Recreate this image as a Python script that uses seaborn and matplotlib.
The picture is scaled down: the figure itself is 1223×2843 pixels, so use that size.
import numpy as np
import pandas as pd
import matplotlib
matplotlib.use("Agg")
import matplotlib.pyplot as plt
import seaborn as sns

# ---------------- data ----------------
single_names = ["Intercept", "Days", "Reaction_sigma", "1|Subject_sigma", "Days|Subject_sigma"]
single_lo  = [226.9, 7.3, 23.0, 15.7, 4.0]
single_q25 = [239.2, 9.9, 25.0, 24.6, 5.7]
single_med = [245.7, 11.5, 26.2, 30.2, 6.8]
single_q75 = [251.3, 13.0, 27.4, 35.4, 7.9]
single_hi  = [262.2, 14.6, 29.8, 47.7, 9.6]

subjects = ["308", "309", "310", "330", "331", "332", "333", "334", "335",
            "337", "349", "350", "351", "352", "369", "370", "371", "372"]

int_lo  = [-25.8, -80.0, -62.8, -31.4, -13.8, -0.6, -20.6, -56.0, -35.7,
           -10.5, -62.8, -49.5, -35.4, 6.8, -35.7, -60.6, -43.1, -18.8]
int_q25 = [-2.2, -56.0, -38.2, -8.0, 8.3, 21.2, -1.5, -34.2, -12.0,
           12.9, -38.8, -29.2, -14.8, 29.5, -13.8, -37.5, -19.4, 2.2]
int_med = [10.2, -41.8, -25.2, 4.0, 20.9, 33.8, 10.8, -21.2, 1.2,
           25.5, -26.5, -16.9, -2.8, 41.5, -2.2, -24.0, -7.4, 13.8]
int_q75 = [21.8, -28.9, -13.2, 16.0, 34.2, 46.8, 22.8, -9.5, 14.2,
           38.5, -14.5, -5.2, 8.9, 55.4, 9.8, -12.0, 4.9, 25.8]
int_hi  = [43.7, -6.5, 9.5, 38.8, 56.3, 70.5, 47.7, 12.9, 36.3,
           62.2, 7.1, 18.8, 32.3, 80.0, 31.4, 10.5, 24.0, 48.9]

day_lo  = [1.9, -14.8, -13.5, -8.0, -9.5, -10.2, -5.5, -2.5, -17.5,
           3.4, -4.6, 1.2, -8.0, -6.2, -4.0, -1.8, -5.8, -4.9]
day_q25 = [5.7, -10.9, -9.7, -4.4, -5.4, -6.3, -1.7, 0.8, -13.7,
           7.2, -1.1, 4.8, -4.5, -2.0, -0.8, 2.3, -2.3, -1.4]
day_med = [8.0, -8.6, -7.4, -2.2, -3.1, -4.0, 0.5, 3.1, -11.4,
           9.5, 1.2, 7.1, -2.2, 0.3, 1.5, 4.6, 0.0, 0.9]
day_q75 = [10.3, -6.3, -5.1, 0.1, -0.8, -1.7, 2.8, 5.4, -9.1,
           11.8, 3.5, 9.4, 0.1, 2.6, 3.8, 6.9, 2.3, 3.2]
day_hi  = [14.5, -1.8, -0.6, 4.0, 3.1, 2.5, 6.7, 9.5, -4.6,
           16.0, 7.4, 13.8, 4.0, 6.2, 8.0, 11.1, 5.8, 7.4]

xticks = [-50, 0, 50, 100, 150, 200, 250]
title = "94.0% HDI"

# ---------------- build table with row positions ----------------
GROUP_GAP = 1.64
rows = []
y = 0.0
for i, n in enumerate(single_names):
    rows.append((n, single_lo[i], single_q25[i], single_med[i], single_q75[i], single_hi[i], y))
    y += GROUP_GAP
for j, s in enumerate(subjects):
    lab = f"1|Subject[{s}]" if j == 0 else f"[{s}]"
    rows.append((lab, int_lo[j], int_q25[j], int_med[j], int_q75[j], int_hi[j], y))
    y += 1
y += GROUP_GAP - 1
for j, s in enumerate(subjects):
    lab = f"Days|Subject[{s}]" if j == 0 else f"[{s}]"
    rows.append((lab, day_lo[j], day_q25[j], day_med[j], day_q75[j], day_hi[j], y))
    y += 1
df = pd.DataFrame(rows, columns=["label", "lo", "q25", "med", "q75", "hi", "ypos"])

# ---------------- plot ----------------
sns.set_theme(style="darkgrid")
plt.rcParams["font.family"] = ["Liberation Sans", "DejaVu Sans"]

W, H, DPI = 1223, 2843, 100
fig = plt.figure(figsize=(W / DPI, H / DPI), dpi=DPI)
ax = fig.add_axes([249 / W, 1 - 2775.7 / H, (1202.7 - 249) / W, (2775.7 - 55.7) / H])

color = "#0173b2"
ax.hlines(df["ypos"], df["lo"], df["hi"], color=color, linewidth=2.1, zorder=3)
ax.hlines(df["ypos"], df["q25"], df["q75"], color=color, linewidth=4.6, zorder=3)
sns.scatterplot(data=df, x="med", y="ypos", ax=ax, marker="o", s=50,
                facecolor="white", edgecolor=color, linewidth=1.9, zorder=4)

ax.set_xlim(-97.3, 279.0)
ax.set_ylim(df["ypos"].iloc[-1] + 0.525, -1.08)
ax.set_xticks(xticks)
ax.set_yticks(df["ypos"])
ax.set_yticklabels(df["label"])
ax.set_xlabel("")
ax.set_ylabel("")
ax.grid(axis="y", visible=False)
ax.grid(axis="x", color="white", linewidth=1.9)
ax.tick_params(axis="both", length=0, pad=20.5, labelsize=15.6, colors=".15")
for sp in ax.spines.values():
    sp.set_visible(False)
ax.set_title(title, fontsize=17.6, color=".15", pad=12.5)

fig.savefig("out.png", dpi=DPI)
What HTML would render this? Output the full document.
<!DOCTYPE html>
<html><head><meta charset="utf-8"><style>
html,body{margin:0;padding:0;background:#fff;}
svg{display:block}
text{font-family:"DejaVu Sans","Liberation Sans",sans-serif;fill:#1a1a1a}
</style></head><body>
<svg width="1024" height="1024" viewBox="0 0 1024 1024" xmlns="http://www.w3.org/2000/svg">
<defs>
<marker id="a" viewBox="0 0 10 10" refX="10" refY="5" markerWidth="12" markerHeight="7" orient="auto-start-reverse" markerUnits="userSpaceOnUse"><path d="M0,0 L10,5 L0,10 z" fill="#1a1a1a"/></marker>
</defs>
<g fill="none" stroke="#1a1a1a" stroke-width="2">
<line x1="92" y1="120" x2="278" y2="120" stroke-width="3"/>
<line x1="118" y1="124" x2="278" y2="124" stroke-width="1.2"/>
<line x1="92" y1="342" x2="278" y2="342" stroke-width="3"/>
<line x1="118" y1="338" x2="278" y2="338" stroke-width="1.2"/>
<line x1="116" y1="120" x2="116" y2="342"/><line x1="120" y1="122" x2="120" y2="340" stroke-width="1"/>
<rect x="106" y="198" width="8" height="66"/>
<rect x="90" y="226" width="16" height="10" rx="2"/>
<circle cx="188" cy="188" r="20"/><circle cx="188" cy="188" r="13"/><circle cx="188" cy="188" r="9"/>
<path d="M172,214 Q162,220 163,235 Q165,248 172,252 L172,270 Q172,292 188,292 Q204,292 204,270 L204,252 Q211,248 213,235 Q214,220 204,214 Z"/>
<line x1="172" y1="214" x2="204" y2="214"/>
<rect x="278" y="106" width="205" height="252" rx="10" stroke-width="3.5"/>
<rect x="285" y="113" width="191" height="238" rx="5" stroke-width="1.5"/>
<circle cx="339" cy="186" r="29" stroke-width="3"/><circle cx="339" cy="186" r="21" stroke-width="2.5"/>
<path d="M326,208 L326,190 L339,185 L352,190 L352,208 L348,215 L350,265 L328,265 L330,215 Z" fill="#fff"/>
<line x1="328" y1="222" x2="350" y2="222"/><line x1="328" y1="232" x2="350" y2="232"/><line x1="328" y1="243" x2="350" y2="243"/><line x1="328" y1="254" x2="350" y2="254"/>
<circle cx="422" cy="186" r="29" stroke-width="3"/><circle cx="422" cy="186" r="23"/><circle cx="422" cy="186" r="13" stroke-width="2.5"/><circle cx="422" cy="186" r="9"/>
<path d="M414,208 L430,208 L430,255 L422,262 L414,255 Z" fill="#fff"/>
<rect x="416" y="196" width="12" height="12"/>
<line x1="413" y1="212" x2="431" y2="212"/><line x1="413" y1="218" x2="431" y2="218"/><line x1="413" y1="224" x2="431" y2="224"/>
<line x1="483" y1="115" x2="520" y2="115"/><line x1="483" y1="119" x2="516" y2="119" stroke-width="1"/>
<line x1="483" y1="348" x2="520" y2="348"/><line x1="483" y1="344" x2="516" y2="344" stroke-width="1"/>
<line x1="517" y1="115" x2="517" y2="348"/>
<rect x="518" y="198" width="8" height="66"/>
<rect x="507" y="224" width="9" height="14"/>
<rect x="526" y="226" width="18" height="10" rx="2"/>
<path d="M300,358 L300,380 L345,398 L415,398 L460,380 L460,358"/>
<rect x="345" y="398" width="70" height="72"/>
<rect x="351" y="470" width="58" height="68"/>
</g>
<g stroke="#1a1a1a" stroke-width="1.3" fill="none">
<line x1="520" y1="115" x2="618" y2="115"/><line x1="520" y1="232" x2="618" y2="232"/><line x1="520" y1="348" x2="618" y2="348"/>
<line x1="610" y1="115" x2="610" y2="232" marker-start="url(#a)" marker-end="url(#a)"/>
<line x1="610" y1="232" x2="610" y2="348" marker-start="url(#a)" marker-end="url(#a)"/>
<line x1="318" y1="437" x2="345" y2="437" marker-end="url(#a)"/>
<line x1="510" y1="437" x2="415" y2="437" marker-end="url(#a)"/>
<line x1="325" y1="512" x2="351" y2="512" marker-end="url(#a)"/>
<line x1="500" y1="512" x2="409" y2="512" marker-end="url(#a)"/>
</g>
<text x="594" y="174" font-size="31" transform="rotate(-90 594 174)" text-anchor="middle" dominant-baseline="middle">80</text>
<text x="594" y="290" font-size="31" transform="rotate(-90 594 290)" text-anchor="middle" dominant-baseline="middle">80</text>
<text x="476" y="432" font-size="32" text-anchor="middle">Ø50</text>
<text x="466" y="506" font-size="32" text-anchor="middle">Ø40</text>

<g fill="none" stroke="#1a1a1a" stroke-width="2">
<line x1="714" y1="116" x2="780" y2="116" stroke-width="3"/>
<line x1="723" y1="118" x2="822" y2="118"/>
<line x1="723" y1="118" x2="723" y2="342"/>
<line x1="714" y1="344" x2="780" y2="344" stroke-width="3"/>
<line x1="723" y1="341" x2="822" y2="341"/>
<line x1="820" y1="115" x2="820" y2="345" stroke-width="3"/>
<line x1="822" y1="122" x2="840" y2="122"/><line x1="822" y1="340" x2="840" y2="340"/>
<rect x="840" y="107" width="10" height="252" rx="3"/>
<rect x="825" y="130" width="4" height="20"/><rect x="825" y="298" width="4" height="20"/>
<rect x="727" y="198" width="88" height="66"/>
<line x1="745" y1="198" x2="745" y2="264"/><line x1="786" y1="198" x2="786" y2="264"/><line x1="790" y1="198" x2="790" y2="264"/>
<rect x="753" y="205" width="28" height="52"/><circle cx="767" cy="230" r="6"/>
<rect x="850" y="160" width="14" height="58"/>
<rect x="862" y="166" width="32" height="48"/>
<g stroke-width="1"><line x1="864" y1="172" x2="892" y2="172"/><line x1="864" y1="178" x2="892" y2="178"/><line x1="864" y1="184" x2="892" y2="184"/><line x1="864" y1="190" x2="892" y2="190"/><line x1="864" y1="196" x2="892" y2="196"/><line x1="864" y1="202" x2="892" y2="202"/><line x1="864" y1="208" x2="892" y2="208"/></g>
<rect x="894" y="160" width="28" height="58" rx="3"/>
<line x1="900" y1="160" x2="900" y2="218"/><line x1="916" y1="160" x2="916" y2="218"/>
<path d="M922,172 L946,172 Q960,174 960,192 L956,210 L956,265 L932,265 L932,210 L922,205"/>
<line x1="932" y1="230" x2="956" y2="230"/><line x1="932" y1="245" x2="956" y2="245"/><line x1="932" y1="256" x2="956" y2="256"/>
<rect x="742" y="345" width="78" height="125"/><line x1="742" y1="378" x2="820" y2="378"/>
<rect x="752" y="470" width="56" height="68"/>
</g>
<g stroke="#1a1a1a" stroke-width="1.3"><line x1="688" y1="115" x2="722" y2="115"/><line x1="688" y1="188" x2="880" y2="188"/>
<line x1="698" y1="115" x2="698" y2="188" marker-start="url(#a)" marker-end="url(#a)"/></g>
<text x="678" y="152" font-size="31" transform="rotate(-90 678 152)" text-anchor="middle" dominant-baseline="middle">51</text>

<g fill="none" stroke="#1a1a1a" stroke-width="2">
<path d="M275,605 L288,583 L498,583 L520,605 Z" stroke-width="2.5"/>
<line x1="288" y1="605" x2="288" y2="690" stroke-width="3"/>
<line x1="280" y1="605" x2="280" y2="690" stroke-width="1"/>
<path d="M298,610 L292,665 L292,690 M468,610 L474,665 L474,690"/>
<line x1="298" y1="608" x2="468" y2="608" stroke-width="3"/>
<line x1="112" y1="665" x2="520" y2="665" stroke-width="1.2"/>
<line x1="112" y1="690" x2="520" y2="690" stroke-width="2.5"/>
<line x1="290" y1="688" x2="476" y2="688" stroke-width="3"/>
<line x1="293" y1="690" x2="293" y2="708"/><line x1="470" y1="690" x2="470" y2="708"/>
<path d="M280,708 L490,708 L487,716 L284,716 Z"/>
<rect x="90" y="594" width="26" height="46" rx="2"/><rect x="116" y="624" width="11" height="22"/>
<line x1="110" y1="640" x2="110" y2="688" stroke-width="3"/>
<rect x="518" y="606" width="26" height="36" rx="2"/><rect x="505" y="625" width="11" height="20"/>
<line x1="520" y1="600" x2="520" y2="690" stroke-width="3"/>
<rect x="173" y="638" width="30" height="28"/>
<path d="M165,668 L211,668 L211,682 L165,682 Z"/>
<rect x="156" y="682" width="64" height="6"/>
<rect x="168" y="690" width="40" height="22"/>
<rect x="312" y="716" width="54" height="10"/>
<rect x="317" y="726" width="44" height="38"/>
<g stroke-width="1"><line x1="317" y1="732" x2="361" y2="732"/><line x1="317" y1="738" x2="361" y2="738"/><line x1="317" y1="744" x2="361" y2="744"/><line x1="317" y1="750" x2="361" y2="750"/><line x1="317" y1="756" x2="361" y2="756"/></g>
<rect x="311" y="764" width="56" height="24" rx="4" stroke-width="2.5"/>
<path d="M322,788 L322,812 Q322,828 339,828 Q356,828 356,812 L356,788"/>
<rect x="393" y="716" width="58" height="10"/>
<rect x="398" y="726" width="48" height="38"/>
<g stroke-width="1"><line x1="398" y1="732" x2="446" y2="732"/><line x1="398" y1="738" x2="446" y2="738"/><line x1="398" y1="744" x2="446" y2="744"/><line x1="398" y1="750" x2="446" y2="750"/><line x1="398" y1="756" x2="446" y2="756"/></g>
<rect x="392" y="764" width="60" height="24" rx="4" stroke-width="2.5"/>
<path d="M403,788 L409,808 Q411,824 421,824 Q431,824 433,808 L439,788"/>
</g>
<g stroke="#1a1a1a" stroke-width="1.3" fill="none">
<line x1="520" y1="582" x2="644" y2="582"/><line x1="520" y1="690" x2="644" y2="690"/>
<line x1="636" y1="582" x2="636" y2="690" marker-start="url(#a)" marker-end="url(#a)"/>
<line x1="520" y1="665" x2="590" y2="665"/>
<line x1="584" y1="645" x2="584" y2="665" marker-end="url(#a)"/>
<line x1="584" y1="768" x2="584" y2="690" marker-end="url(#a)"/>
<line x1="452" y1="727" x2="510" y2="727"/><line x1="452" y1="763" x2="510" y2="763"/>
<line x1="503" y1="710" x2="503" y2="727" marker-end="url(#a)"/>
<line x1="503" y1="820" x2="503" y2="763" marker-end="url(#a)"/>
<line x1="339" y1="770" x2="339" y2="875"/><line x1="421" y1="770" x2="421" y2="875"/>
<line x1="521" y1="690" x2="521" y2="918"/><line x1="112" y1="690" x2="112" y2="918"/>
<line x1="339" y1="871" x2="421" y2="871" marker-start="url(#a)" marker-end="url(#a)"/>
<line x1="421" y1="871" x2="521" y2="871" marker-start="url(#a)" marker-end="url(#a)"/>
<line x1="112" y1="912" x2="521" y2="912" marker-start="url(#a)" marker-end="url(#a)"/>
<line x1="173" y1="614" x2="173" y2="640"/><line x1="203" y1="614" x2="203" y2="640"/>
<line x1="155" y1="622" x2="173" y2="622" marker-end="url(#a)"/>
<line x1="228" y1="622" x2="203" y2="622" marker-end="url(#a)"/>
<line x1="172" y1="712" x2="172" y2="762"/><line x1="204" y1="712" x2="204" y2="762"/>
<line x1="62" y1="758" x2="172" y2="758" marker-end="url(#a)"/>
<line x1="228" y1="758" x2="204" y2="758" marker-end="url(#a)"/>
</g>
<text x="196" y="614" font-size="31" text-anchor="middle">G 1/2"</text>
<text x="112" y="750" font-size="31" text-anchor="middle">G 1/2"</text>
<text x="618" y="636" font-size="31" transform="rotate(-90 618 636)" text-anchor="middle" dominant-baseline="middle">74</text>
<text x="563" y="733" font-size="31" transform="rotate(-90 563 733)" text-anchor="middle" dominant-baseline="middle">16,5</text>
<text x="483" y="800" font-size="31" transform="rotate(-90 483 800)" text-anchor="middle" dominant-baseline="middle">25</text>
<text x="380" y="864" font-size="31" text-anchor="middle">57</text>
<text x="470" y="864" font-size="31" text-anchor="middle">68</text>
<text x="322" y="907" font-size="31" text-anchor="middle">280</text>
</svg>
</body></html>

Exercise instructions:
Everything from the first line above through the line that contains "29.8, 47.7, 9.6]" should be duplicated exactly, please, and nothing beyond it.

Written response:
Recreate this image as a Python script that uses seaborn and matplotlib.
The picture is scaled down: the figure itself is 1223×2843 pixels, so use that size.
import numpy as np
import pandas as pd
import matplotlib
matplotlib.use("Agg")
import matplotlib.pyplot as plt
import seaborn as sns

# ---------------- data ----------------
single_names = ["Intercept", "Days", "Reaction_sigma", "1|Subject_sigma", "Days|Subject_sigma"]
single_lo  = [226.9, 7.3, 23.0, 15.7, 4.0]
single_q25 = [239.2, 9.9, 25.0, 24.6, 5.7]
single_med = [245.7, 11.5, 26.2, 30.2, 6.8]
single_q75 = [251.3, 13.0, 27.4, 35.4, 7.9]
single_hi  = [262.2, 14.6, 29.8, 47.7, 9.6]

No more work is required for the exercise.